Code that draws figures

— start —

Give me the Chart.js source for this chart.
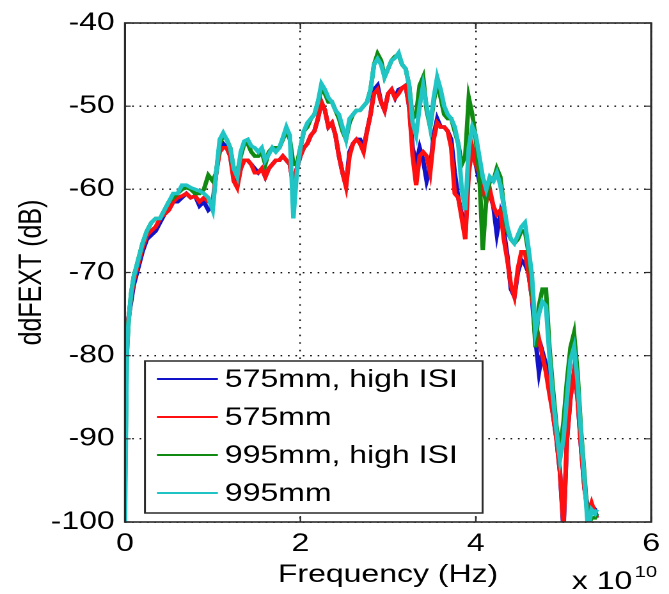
<!DOCTYPE html>
<html>
<head>
<meta charset="utf-8">
<script src="https://cdn.jsdelivr.net/npm/chart.js@4.4.0/dist/chart.umd.min.js"></script>
<style>
  html, body { margin: 0; padding: 0; background: #fff; overflow: hidden; }
  /* the source picture is stretched sideways, so the whole chart is too */
  #wrap { width: 523px; height: 594px; transform: scaleX(1.2792); transform-origin: 0 0; }
</style>
</head>
<body>
<div id="wrap"><canvas id="chart" width="523" height="594"></canvas></div>
<script>
// frequency, in units of 1e10 Hz
const freq = [0, 0.01, 0.02, 0.04, 0.07, 0.1, 0.15, 0.2, 0.25, 0.3, 0.35, 0.4, 0.45, 0.5, 0.55, 0.6, 0.65, 0.7, 0.75, 0.8, 0.85, 0.9, 0.95, 1.0,
  1.04, 1.08, 1.12, 1.16, 1.2, 1.24, 1.28, 1.32, 1.36, 1.4, 1.44, 1.48, 1.52, 1.56, 1.6, 1.64, 1.68, 1.72, 1.76, 1.8, 1.84, 1.88, 1.92, 1.96,
  2.0, 2.04, 2.08, 2.12, 2.16, 2.2, 2.24, 2.28, 2.32, 2.36, 2.4, 2.44, 2.48, 2.52, 2.56, 2.6, 2.64, 2.68, 2.72, 2.76, 2.8, 2.84, 2.88, 2.92, 2.96,
  3.0, 3.04, 3.08, 3.12, 3.16, 3.2, 3.24, 3.28, 3.32, 3.36, 3.4, 3.44, 3.48, 3.52, 3.56, 3.6, 3.64, 3.68, 3.72, 3.76, 3.8, 3.84, 3.88, 3.92, 3.96,
  4.0, 4.04, 4.08, 4.12, 4.16, 4.2, 4.24, 4.28, 4.32, 4.36, 4.4, 4.44, 4.48, 4.52, 4.56, 4.6, 4.64, 4.68, 4.72, 4.76, 4.8, 4.84, 4.88, 4.92, 4.96,
  5.0, 5.04, 5.08, 5.12, 5.16, 5.2, 5.24, 5.28, 5.32, 5.36, 5.38];

// ddFEXT in dB
const fext575Isi = [-78, -77, -76.5, -75.5, -73.5, -71.5, -69.5, -67.5, -66, -65.5, -65, -64, -63, -62.5, -61.5, -61.5, -61, -60.5, -61, -60.8, -62, -61.5, -62.5, -62,
  -58, -55, -54.5, -55, -56, -58.5, -59.5, -57.5, -56.5, -56.5, -57, -57.5, -58, -57.5, -58.5, -57.5, -57, -56.5, -56.5, -56, -56.5, -57, -59.5, -57.5,
  -56, -55, -54.5, -53.5, -53, -51.5, -49.5, -50.5, -52.5, -52, -53.5, -56, -58, -59.5, -55.5, -54.5, -54, -54, -55, -53, -51, -48, -47.5, -49.5, -50.5,
  -48.5, -48, -49, -48, -47.8, -47.5, -50, -55, -57, -55, -56.5, -59, -57.5, -53.5, -51.5, -52.5, -52.5, -53, -54, -58, -61, -63, -65.5, -57, -55.5,
  -57, -59, -60.5, -61, -60.5, -62, -65.4, -63, -65, -68, -72, -72.9, -70, -68.5, -69, -70, -73, -78, -82, -79.5, -81, -84, -87, -90, -94,
  -101, -90, -85, -82, -85, -91, -96, -98.5, -98, -98.5, -99.5];
const fext575 = [-86, -80, -77.5, -75.5, -73, -71, -69, -67, -65.5, -65, -64.5, -63.5, -63, -62.5, -61.5, -61, -60.8, -60.5, -61, -60.8, -61.5, -61, -61.5, -61.5,
  -58, -55.5, -55, -55, -56, -59, -59.8, -57.5, -56.5, -56.5, -57, -58, -58, -57.5, -58.5, -57.5, -57, -56.5, -56.5, -56, -56.5, -57, -59.5, -57.5,
  -56, -55, -54.5, -53.5, -53, -51.5, -49.5, -50.5, -52.5, -52, -53.5, -56, -58, -59.7, -56, -54.5, -54, -54.5, -55.5, -53, -51, -48.5, -48, -49.5, -50.5,
  -48.5, -48, -49, -48.5, -47.8, -47.5, -50, -56, -59.5, -56, -55.5, -56, -58, -54, -52, -52.5, -52.5, -53, -55, -60.5, -61, -63.5, -66, -58, -55,
  -57, -58, -60, -61.5, -60, -62, -63, -62.5, -66, -68.5, -71.5, -72.9, -69.5, -67.5, -67.5, -70, -73, -76, -78, -80, -82, -84.6, -87, -90, -94,
  -100.5, -90, -85, -82, -85, -91, -96, -99, -97.7, -99, -99.5];
const fext995Isi = [-96, -88, -80, -76, -72.5, -70.5, -68.5, -66.5, -65, -64, -63.5, -63.5, -62.5, -61.5, -61, -60.5, -60, -59.8, -60, -60.5, -60.5, -60, -58.3, -59,
  -58, -54.5, -53.5, -54, -55, -57.5, -58, -56, -54.5, -54.5, -55.5, -56, -56, -55.5, -57, -55.5, -55, -55, -55, -54, -53, -54, -57, -57,
  -55, -53, -52.5, -51.5, -51, -49.5, -48, -48.5, -49.5, -49.5, -50.5, -51.5, -53, -54, -52, -51, -50.5, -50.5, -50, -49.5, -48, -45, -43.7, -44.5, -46.5,
  -45.5, -44.5, -44, -43.8, -45, -45.5, -47.5, -51.5, -51, -47.5, -46.5, -50.5, -52.5, -49.5, -47, -49, -51, -51.5, -51.5, -53, -54.5, -57, -56, -49, -51,
  -54, -58, -67.3, -61, -59, -59, -57.5, -58.5, -62, -65, -66, -66.5, -66, -65, -65, -67.5, -71, -79, -74, -72, -72, -79, -84, -88.5, -91.5,
  -88, -83, -79, -77.3, -82, -89, -94.5, -100.5, -99.5, -99.5, -99];
const fext995 = [-100, -90, -80, -76, -72.5, -70.5, -68.5, -66.5, -65, -64, -63.5, -63.5, -62.5, -61.5, -60.5, -60.5, -59.5, -59.5, -59.8, -60, -60.2, -60.5, -61, -62.5,
  -58, -54, -53.2, -54, -55, -57.5, -58.5, -55.5, -54.2, -54, -54.8, -55, -55.5, -55, -56.5, -55.8, -55, -55.5, -55, -53.8, -52.5, -53.5, -63.5, -58,
  -55, -53, -52, -51.5, -51, -49.5, -47.3, -48, -49, -49.5, -50.5, -51, -52.5, -54, -51.5, -51, -50.5, -50.5, -50, -49.5, -48, -45, -44.3, -45, -46.5,
  -45.5, -44.5, -44.2, -43.6, -45, -45.5, -47.5, -52, -53.5, -50, -47.5, -50, -52.5, -49, -46.5, -48, -50, -51, -51.5, -52.5, -54.5, -60, -62.5, -55, -52.5,
  -53.5, -56, -58.5, -60, -58.5, -59, -58, -59.5, -62, -64.5, -66, -66.5, -65.5, -64.5, -64, -67, -70.3, -77, -75, -73.5, -74, -80, -85, -89, -92.5,
  -90, -85, -80.5, -79, -83, -89.4, -95, -101, -98.5, -99, -98.5];

const seriesLabels = ['575mm, high ISI', '575mm', '995mm, high ISI', '995mm'];
const seriesColors = ['#1212c8', '#ff1010', '#108a10', '#20c4c4'];
const xTicks = [0, 2, 4, 6];
const yTicks = [-100, -90, -80, -70, -60, -50, -40];

const FONT = 'Liberation Sans, Arial, Helvetica, sans-serif';
Chart.defaults.font.family = FONT;
Chart.defaults.font.size = 25;
Chart.defaults.color = '#000';

function toPoints(values) {
  return values.map(function (v, i) { return { x: freq[i], y: v }; });
}

const datasets = [fext575Isi, fext575, fext995Isi, fext995].map(function (vals, i) {
  return {
    label: seriesLabels[i],
    data: toPoints(vals),
    borderColor: seriesColors[i],
    backgroundColor: seriesColors[i],
    borderWidth: 3.5,
    pointRadius: 0,
    tension: 0,
    fill: false,
    order: 3 - i   // later series painted over earlier ones, like plot()
  };
});

/* ------------------------------------------------------ */
// box, inward tick marks and the "x 10^10" note, matlab style
const matlabFrame = {
  id: 'matlabFrame',
  afterDatasetsDraw(chart) {
    const ctx = chart.ctx;
    const a = chart.chartArea;
    const x = chart.scales.x, y = chart.scales.y;
    ctx.save();
    ctx.strokeStyle = '#2a2a2a';
    ctx.lineWidth = 1.6;
    ctx.strokeRect(a.left, a.top, a.right - a.left, a.bottom - a.top);
    ctx.lineWidth = 1.2;
    ctx.beginPath();
    xTicks.forEach(function (v) {
      const px = x.getPixelForValue(v);
      ctx.moveTo(px, a.bottom); ctx.lineTo(px, a.bottom - 6);
      ctx.moveTo(px, a.top); ctx.lineTo(px, a.top + 6);
    });
    yTicks.forEach(function (v) {
      const py = y.getPixelForValue(v);
      ctx.moveTo(a.left, py); ctx.lineTo(a.left + 4.5, py);
      ctx.moveTo(a.right, py); ctx.lineTo(a.right - 4.5, py);
    });
    ctx.stroke();

    ctx.fillStyle = '#000';
    ctx.textBaseline = 'alphabetic';
    ctx.textAlign = 'left';
    ctx.font = '25px ' + FONT;
    ctx.fillText('x 10', 447, 589);
    ctx.font = '16px ' + FONT;
    ctx.fillText('10', 496, 577);
    ctx.restore();
  }
};

/* ------------------------------------------------------ */
// legend box sitting in the lower left of the axes
const boxLegend = {
  id: 'boxLegend',
  afterDraw(chart) {
    const ctx = chart.ctx;
    const left = 113.3, right = 377.3, top = 361, bottom = 513;
    const rowY = [379, 417, 455, 493];
    ctx.save();
    ctx.fillStyle = '#fff';
    ctx.fillRect(left, top, right - left, bottom - top);
    ctx.strokeStyle = '#2a2a2a';
    ctx.lineWidth = 1.5;
    ctx.strokeRect(left, top, right - left, bottom - top);
    ctx.font = '25px ' + FONT;
    ctx.textBaseline = 'middle';
    ctx.textAlign = 'left';
    chart.data.datasets.forEach(function (ds, i) {
      ctx.strokeStyle = ds.borderColor;
      ctx.lineWidth = 2;
      ctx.beginPath();
      ctx.moveTo(122.7, rowY[i]);
      ctx.lineTo(170.3, rowY[i]);
      ctx.stroke();
      ctx.fillStyle = '#000';
      ctx.fillText(ds.label, 175.8, rowY[i] + 1);
    });
    ctx.restore();
  }
};

new Chart(document.getElementById('chart'), {
  type: 'line',
  data: { datasets: datasets },
  options: {
    responsive: false,
    animation: false,
    devicePixelRatio: 2,
    layout: { padding: { top: 19, right: 9, left: 0, bottom: 0 } },
    plugins: { legend: { display: false }, tooltip: { enabled: false } },
    scales: {
      x: {
        type: 'linear',
        min: 0, max: 6,
        afterBuildTicks: function (scale) { scale.ticks = xTicks.map(function (v) { return { value: v }; }); },
        afterFit: function (scale) { scale.height = 72; },
        ticks: { padding: 7, maxRotation: 0 },
        grid: { color: '#111', lineWidth: 1.2, drawTicks: false },
        border: { display: false, dash: [1.6, 6] },
        title: { display: true, text: 'Frequency (Hz)', padding: { top: 4, bottom: 4 } }
      },
      y: {
        type: 'linear',
        min: -100, max: -40,
        afterBuildTicks: function (scale) { scale.ticks = yTicks.map(function (v) { return { value: v }; }); },
        afterFit: function (scale) { scale.width = 97.7; },
        ticks: { padding: 8 },
        grid: { color: '#111', lineWidth: 1.4, drawTicks: false },
        border: { display: false, dash: [1.3, 4.5] },
        title: { display: true, text: 'ddFEXT (dB)', padding: { top: 10, bottom: 10 } }
      }
    }
  },
  plugins: [matlabFrame, boxLegend]
});
</script>
</body>
</html>
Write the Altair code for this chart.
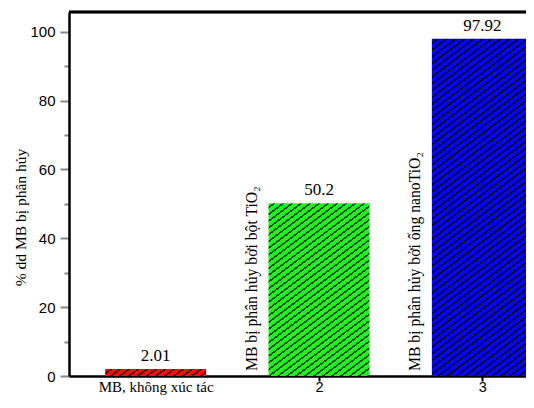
import altair as alt
import pandas as pd

categories = [1, 2, 3]
values = [2.01, 50.2, 97.92]
value_labels = ["2.01", "50.2", "97.92"]
side_labels = ["", "MB bị phân hủy bởi bột TiO₂", "MB bị phân hủy bởi ống nanoTiO₂"]
bar_colors = ["#ff0a0a", "#22f022", "#0505f5"]
stripe_colors = ["#5a0000", "#0b500b", "#000045"]
first_label = "MB, không xúc tác"
y_title = "% dd MB bị phân hủy"
y_ticks = list(range(0, 101, 10))
x_ticks = [1, 2, 3]

df = pd.DataFrame({"cat": categories, "val": values, "lbl": value_labels,
                   "side": side_labels})

W, H = 457, 364
Y_MAX = 105.7
STEP = 167.0
X_MIN, X_MAX = 0.5, 0.5 + W / STEP
BAR_PX = 101


def hatch(color, dark, w, h, slope=0.75, hs=9.0, lw=1.7):
    dc = slope * hs
    C = slope * w + h
    lwc = lw * (1 + slope ** 2) ** 0.5
    stops = [{"offset": 0, "color": color}]
    c = dc / 2
    while c + lwc < C:
        a, b = c / C, (c + lwc) / C
        stops += [{"offset": a, "color": color}, {"offset": a, "color": dark},
                  {"offset": b, "color": dark}, {"offset": b, "color": color}]
        c += dc
    stops.append({"offset": 1, "color": color})
    s = C / (slope ** 2 * w ** 2 + h ** 2)
    return alt.LinearGradient(gradient="linear", stops=stops, x1=0, y1=0,
                              x2=slope * w * s, y2=h * s)


xscale = alt.Scale(domain=[X_MIN, X_MAX], nice=False, zero=False)
yscale = alt.Scale(domain=[0, Y_MAX], nice=False)

xaxis = alt.Axis(
    values=x_ticks, title=None, grid=False, labelFlush=False,
    labelExpr=f"datum.value === 1 ? '{first_label}' : datum.label",
    labelFont={"condition": {"test": "datum.value === 1", "value": "Liberation Serif"},
               "value": "Liberation Sans"},
    labelFontSize={"condition": {"test": "datum.value === 1", "value": 15}, "value": 14.5},
    tickColor={"condition": {"test": "datum.value === 1", "value": "transparent"},
               "value": "black"},
    tickSize=5, tickWidth=2, labelPadding=10, labelBaseline="alphabetic",
    domainWidth=2.5,
)
yaxis = alt.Axis(
    values=y_ticks, title=y_title, grid=False,
    labelExpr="datum.value % 20 === 0 ? datum.label : ''",
    tickSize={"condition": {"test": "datum.value % 20 !== 0", "value": 5}, "value": 9},
    tickWidth=2, labelPadding=5, labelFont="Liberation Sans", labelFontSize=15,
    titleFont="Liberation Serif", titleFontSize=15.5, titleFontWeight="normal",
    titleAngle=270, titleX=-49, titleY=205, titleAlign="center",
    titleBaseline="middle", domainWidth=2.5,
)

base = alt.Chart(df)
X = alt.X("cat:Q", scale=xscale, axis=xaxis)

layers = []
for i, c in enumerate(categories):
    hpx = values[i] * H / Y_MAX
    layers.append(
        base.mark_bar(size=BAR_PX, clip=True,
                      color=hatch(bar_colors[i], stripe_colors[i], BAR_PX, hpx))
        .encode(x=X, y=alt.Y("val:Q", scale=yscale, axis=yaxis))
        .transform_filter(alt.datum.cat == c)
    )

top_rule = alt.Chart(df).mark_rule(color="black", strokeWidth=2.5).encode(
    y=alt.Y(datum=Y_MAX, scale=yscale, axis=yaxis))

value_text = base.mark_text(font="Liberation Serif", fontSize=17, baseline="bottom",
                            dy=-4, color="black").encode(
    x=X, y=alt.Y("val:Q", scale=yscale, axis=yaxis), text="lbl:N")

side_text = base.transform_calculate(z="0").mark_text(
    font="Liberation Serif", fontSize=15.7, angle=270, align="left",
    baseline="middle", dx=5, dy=-67, color="black").encode(
    x=X, y=alt.Y("z:Q", scale=yscale, axis=yaxis), text="side:N")

chart = alt.layer(*layers, value_text, side_text, top_rule).properties(
    width=W, height=H,
    padding={"left": 61, "top": 4, "right": 0, "bottom": 19},
    autosize=alt.AutoSizeParams(type="none"),
).configure_view(stroke=None).configure_axis(
    domainColor="black", labelColor="black", titleColor="black")

chart.save("out.html", embed_options={"renderer": "svg", "actions": False})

— end —

* _Exercise directions_
From the data above, gather every line that includes the word "this".

* _The reply_
Give me the Chart.js source for this chart.
Write the Altair code for this chart.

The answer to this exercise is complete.